All About Albert : Adulte ère (mode d'emploi)
C’est devenu un
poncif éculé : à chaque fois qu’un cinéaste réalise une comédie « existentielle »
ou vaguement romantique située à New York, tout le monde, critiques et public,
dégaine la référence à Woody Allen. Si la plupart des réalisateurs revendiquent
effectivement ce haut patronage, il est devenu virtuellement impossible pour
ces derniers de s’illustrer dans le genre sans qu’on les taxe, au mieux d’hommage
appuyé, au pire de plagiat pur et simple. Pour son cinquième film, All About Albert, Nicole Holofcener a
trouvé, semble-t-il, une parade : délocaliser l’action du film en
Californie, ce qui lui confère une dimension plus « ensoleillée »
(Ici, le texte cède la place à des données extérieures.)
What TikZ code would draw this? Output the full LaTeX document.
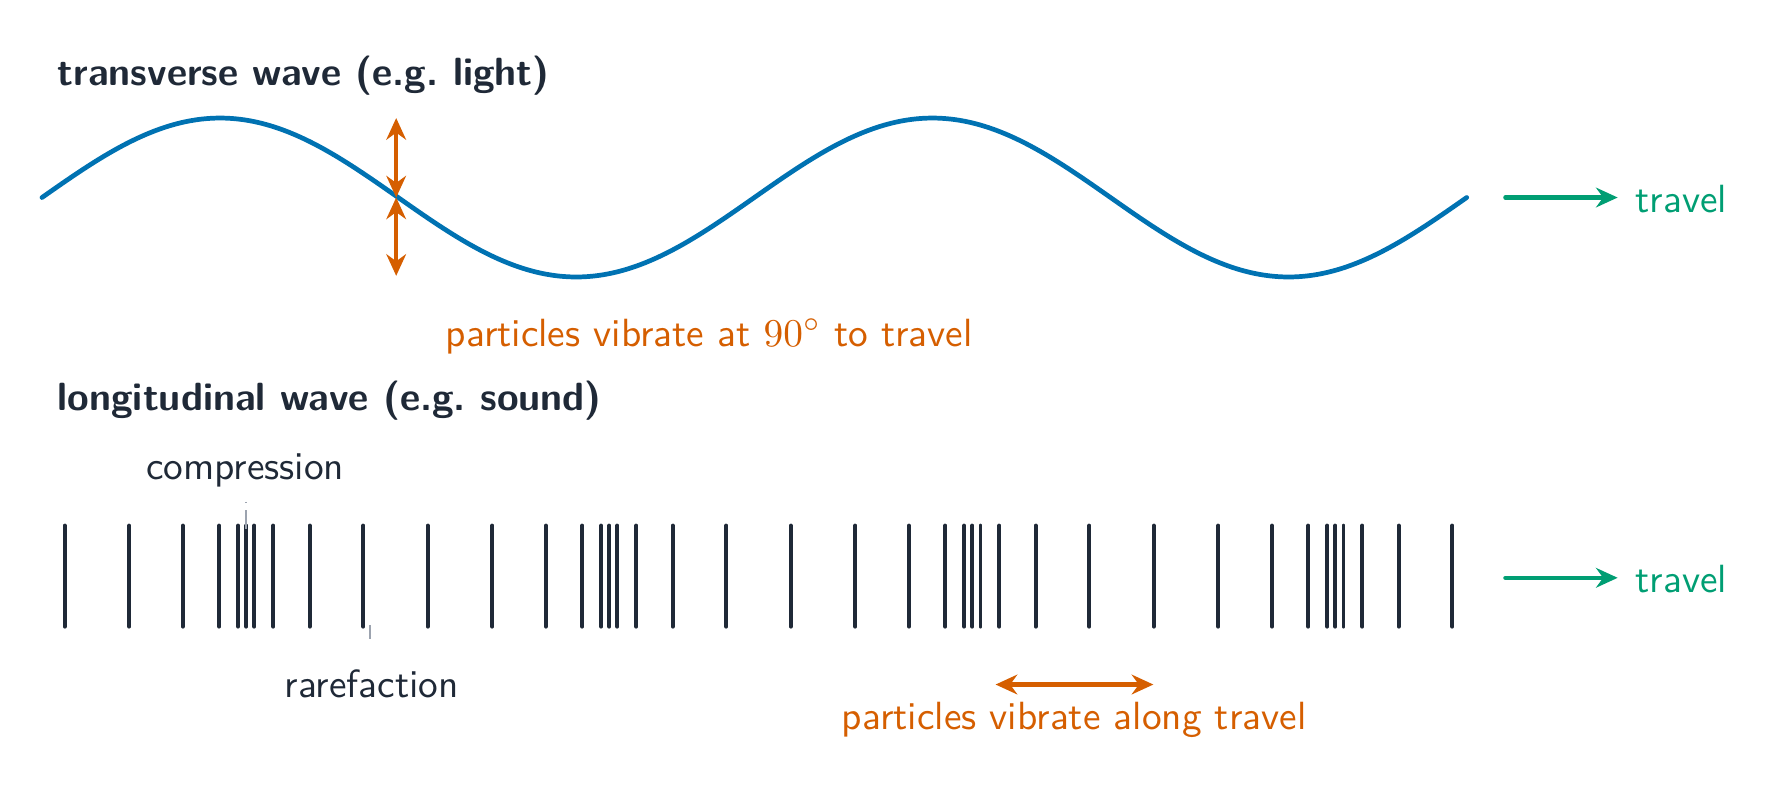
\documentclass[tikz,border=0pt]{standalone}
\usepackage{fontspec}
\usetikzlibrary{arrows.meta}
\definecolor{ink}{HTML}{1F2937}
\definecolor{wblue}{HTML}{0072B2}
\definecolor{worange}{HTML}{D55E00}
\definecolor{wgreen}{HTML}{009E73}
\definecolor{tickgray}{HTML}{9CA3AF}
\tikzset{
  lbl/.style={inner sep=0pt, anchor=base west},
  wavestyle/.style={draw=wblue, line width=1.2pt, line cap=round},
  barstyle/.style={draw=ink, line width=1pt, line cap=round},
  vib/.style={draw=worange, line width=1.05pt, line cap=round,
    arrows={Stealth[length=5.5pt,width=5pt,inset=1.8pt]-Stealth[length=5.5pt,width=5pt,inset=1.8pt]}},
  trav/.style={draw=wgreen, line width=1.05pt, line cap=round,
    arrows={-Stealth[length=5.5pt,width=5pt,inset=1.8pt]}},
  leader/.style={draw=tickgray, line width=0.5pt}
}
\begin{document}
\begin{tikzpicture}[x=0.2885pt, y=-0.2885pt, font=\sffamily, text=ink]
\useasboundingbox (0,0) rectangle (1568,696);

% transverse wave
\node[lbl] (t1) at (50,75) {\bfseries transverse wave (e.g.\ light)};
\draw[wavestyle] plot[domain=0:720, samples=241, smooth] ({37+(\x/360)*627.5},{174-70*sin(\x)});
\coordinate (vtop) at (349,104);
\coordinate (vmid) at (349,174);
\coordinate (vbot) at (349,243);
\draw[vib] (vtop) -- (vmid);
\draw[vib] (vmid) -- (vbot);
\node[lbl, text=worange] (p1) at (392,305) {particles vibrate at $90^\circ$ to travel};
\node[inner sep=0pt, anchor=west, text=wgreen] (tr1) at (1440,175) {travel};
\coordinate (a1s) at (1326,174);
\coordinate (a1e) at (1425,174);
\draw[trav] (a1s) -- (a1e);

% longitudinal wave
\node[lbl] (t2) at (50,362) {\bfseries longitudinal wave (e.g.\ sound)};
\node[lbl] (cmp) at (128,422) {compression};
\node[lbl] (rar) at (250,614) {rarefaction};
\foreach \n in {0,...,39}{
  \draw[barstyle] ({57+31.98*\n+42.2*sin(36*\n)},463) -- ({57+31.98*\n+42.2*sin(36*\n)},552);
}
\coordinate (cmpa) at (217,442);
\coordinate (cmpb) at (217,466);
\draw[leader, dash pattern=on 0.4pt off 1.8pt on 5pt off 20pt] (cmpa) -- (cmpb);
\coordinate (rara) at (326,551);
\coordinate (rarb) at (326,563);
\draw[leader] (rara) -- (rarb);
\node[inner sep=0pt, anchor=west, text=wgreen] (tr2) at (1440,510) {travel};
\coordinate (a2s) at (1326,509);
\coordinate (a2e) at (1425,509);
\draw[trav] (a2s) -- (a2e);
\coordinate (hl) at (877,603);
\coordinate (hr) at (1016,603);
\draw[vib] (hl) -- (hr);
\node[lbl, text=worange] (p2) at (741,643) {particles vibrate along travel};
\end{tikzpicture}
\end{document}
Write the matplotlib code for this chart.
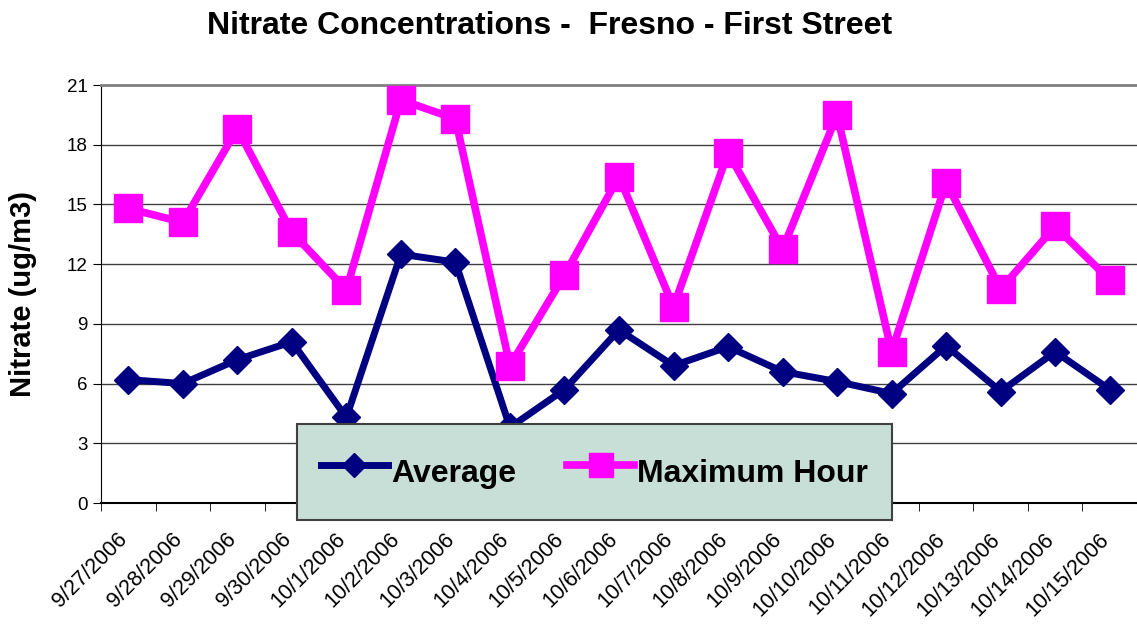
import matplotlib
matplotlib.use("Agg")
import matplotlib.pyplot as plt
import matplotlib.transforms as mtransforms
import numpy as np

plt.rcParams['font.family'] = ['Liberation Sans', 'DejaVu Sans']

### Data
dates = ["9/27/2006", "9/28/2006", "9/29/2006", "9/30/2006", "10/1/2006",
         "10/2/2006", "10/3/2006", "10/4/2006", "10/5/2006", "10/6/2006",
         "10/7/2006", "10/8/2006", "10/9/2006", "10/10/2006", "10/11/2006",
         "10/12/2006", "10/13/2006", "10/14/2006", "10/15/2006"]
average = [6.2, 6.0, 7.2, 8.1, 4.3, 12.5, 12.1, 3.8, 5.7, 8.7,
           6.9, 7.85, 6.6, 6.1, 5.5, 7.9, 5.6, 7.6, 5.7]
max_hour = [14.8, 14.1, 18.8, 13.6, 10.7, 20.25, 19.3, 6.9, 11.45, 16.4,
            9.85, 17.6, 12.75, 19.5, 7.6, 16.1, 10.75, 13.9, 11.2]
yticks = [0, 3, 6, 9, 12, 15, 18, 21]

### Figure
fig = plt.figure(figsize=(11.37, 6.30), dpi=100)
ax = fig.add_axes([101/1137, 1 - 503/630, 1036/1137, 418/630])

x = np.arange(len(dates))
ax.plot(x, average, color='#000080', lw=5, marker='D', markersize=14,
        label='Average', zorder=3)
ax.plot(x, max_hour, color='#FF00FF', lw=5.5, marker='s', markersize=19.5,
        label='Maximum Hour', zorder=3)

ax.set_xlim(-0.5, len(dates) - 0.5)
ax.set_ylim(0, 21)
ax.set_yticks(yticks)
ax.set_yticklabels([str(v) for v in yticks], fontsize=13.5)

# category labels at centres, tick marks at boundaries
ax.set_xticks(x)
ax.set_xticklabels(dates, rotation=45, ha='right', va='center',
                   rotation_mode='anchor', fontsize=15.5)
ax.set_xticks(np.arange(len(dates) + 1) - 0.5, minor=True)
ax.tick_params(axis='x', which='major', length=0, pad=24)
ax.tick_params(axis='x', which='minor', length=6, direction='out', color='black')
ax.tick_params(axis='y', length=6, direction='out', color='black')
shift = mtransforms.ScaledTranslation(-4/100, 0, fig.dpi_scale_trans)
for lab in ax.get_xticklabels():
    lab.set_transform(lab.get_transform() + shift)

ax.grid(True, axis='y', color='#404040', lw=1)
ax.set_axisbelow(True)
ax.spines['right'].set_visible(False)
ax.spines['top'].set_color('#808080')
ax.spines['top'].set_linewidth(2)
ax.spines['left'].set_color('black')
ax.spines['bottom'].set_color('black')
ax.spines['bottom'].set_linewidth(1.5)

ax.set_ylabel("Nitrate (ug/m3)", fontsize=21, fontweight='bold')
ax.yaxis.set_label_coords(-64/1036, 0.5)
fig.text(550/1137, 1 - 26/630, "Nitrate Concentrations -  Fresno - First Street",
         fontsize=23, fontweight='bold', ha='center', va='center')

leg = ax.legend(loc='center', bbox_to_anchor=(296/1137, 1 - 523/630, 597/1137, 102/630),
                bbox_transform=fig.transFigure, ncol=2, frameon=True, fancybox=False,
                prop={'weight': 'bold', 'size': 23}, handlelength=2.1,
                handleheight=1.9, handletextpad=0.1, columnspacing=1.6,
                borderpad=0.75, markerscale=0.9)
leg.get_frame().set_facecolor('#C8DFD8')
leg.get_frame().set_edgecolor('#404040')
leg.get_frame().set_linewidth(1.5)
leg.get_frame().set_alpha(1)
leg.set_zorder(5)

fig.savefig("out.png", dpi=100)
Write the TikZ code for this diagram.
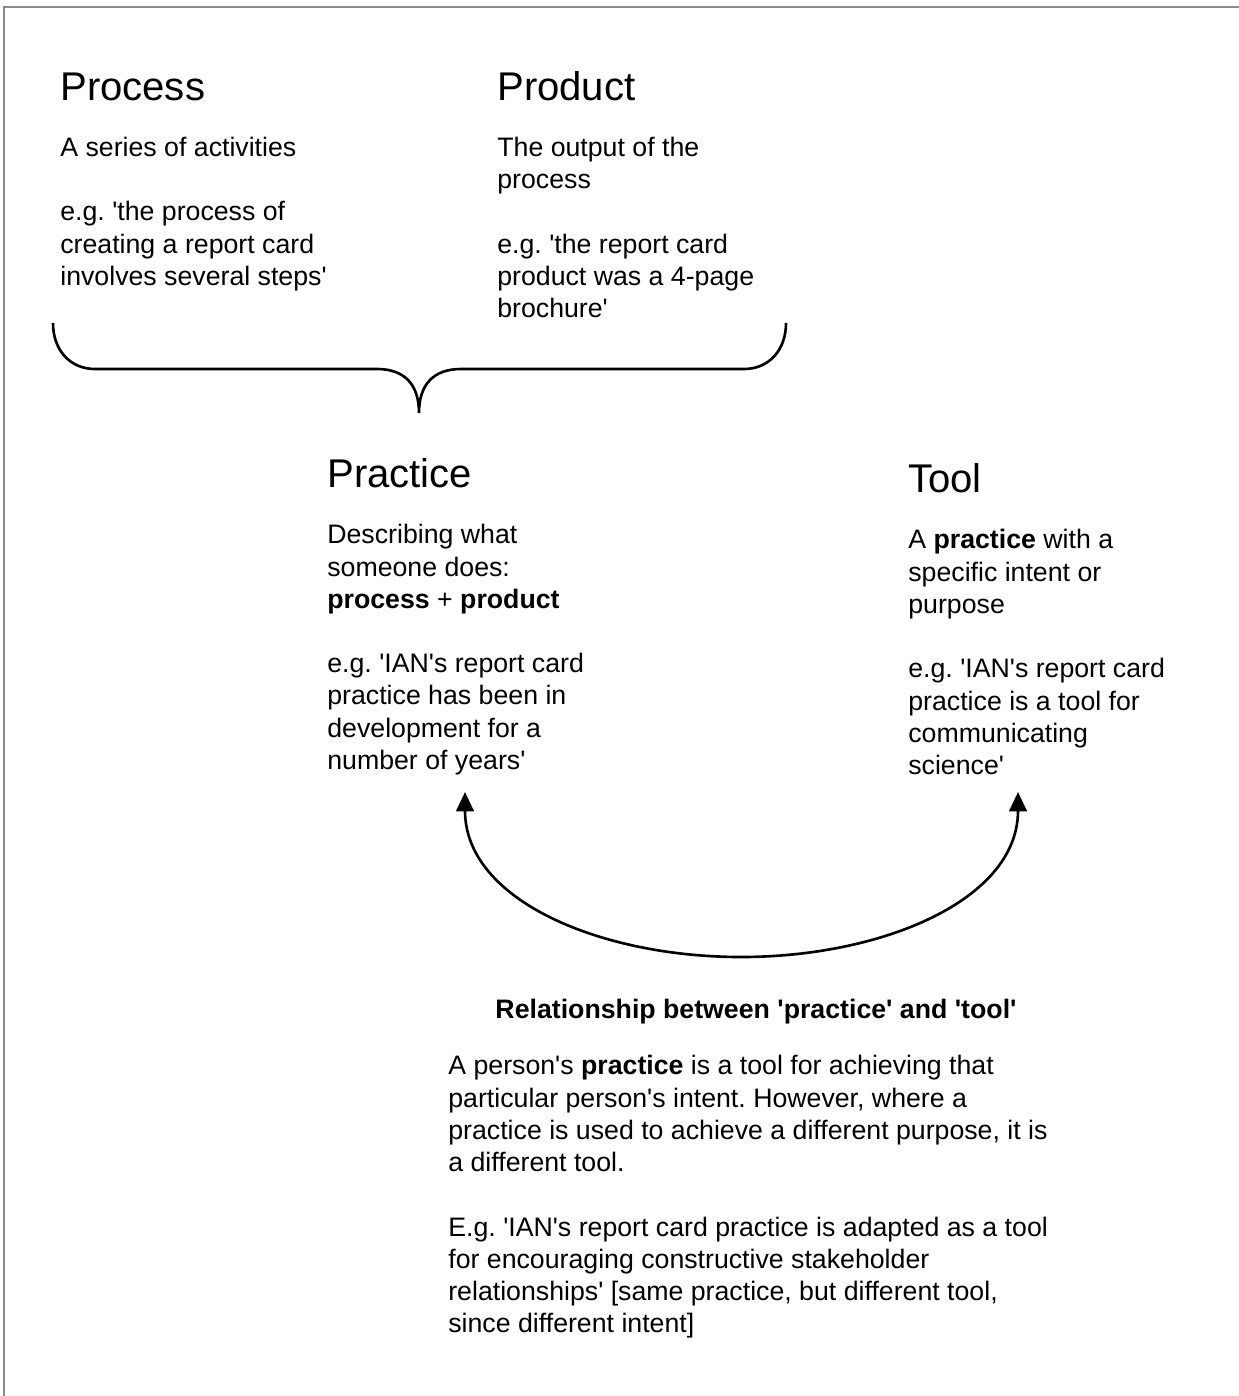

(mais pas moins angoissée pour autant) et incite moins chacun à faire des
rapprochements hâtifs. Pour la forme, on rappellera quand même que l’un des démiurges
comiques les plus inspirés de ces dernières années, Judd Apatow, situe lui
aussi la majorité de ses films en Californie du Sud, mais ceci n’a pas
grand-chose à voir avec cela – et puisqu’on en parle, Apatow lui-même semble
avoir émigré sur la Côte Est, comme en atteste sa prochaine réalisation, Crazy Amy, et ses productions Girls et New York Melody.
A vrai dire, si l’on voulait à tout prix rapprocher le film d’Holofcener du
reste de la production actuelle, on serait bien embêté : sa force, c’est
justement d’aller volontairement à contre-courant de ce qui se fait aujourd’hui.
Ici, pas de passage à l’âge adulte repoussé ad
vitam æternam (le fameux « syndrome de Peter Pan »), de prise de
conscience tardive relatives au mariage et à la parentalité. Ici, les hommes et
les femmes sont déjà mariés, divorcés, parents – et luttent pour faire garder à
tout ça un semblant d’équilibre. Les dialogues du film, son rythme presque lancinant,
sont du même acabit : ici, pas de grandes déclarations outrées ou de
rebondissements théâtraux (deux tares qui donnent souvent à bien des comédies
de cinéma des airs de mauvais téléfilms) : juste une petite musique,
entêtante, quasiment répétitive – celle du quotidien qui ronronne, que l’on
aimerait bien bousculer.
Dans cette belle tentative d’injection de réalisme à
un genre balisé à l’extrême (la comédie du remariage), Nicole Holofcener est
aidée, et pas qu’un peu, par deux des acteurs les plus talentueux de l’Histoire
de la télévision américaine : Julia Louis-Dreyfus (Seinfeld), l’une des mères du comique
féminin contemporain, et James Gandolfini (Les
Soprano), décidément immense, à l’aise dans tous les rôles, surtout les
moins évidents, qui continue de nous prouver, film après film, qu’on le pleurera, lui et sa fascinante présence à l’écran, pour un
bon bout de temps encore. Leur imparable et impeccable duo formé à l’écran, ses
soubresauts, achèvent de donner une dimension douce-amère, presque
tragi-comique au film. Si l’on doutait encore que le cinéma américain (et pas
seulement indépendant) pouvait nous pourvoir de films volontairement « adultes »,
All About Albert est plus que
rassurant.
All About Albert (Enough Said), Nicole Holofcener, 2013. Avec : Julia Louis-Dreyfus, James Gandolfini, Catherine Keener, Toni Collette, Ben Falcone.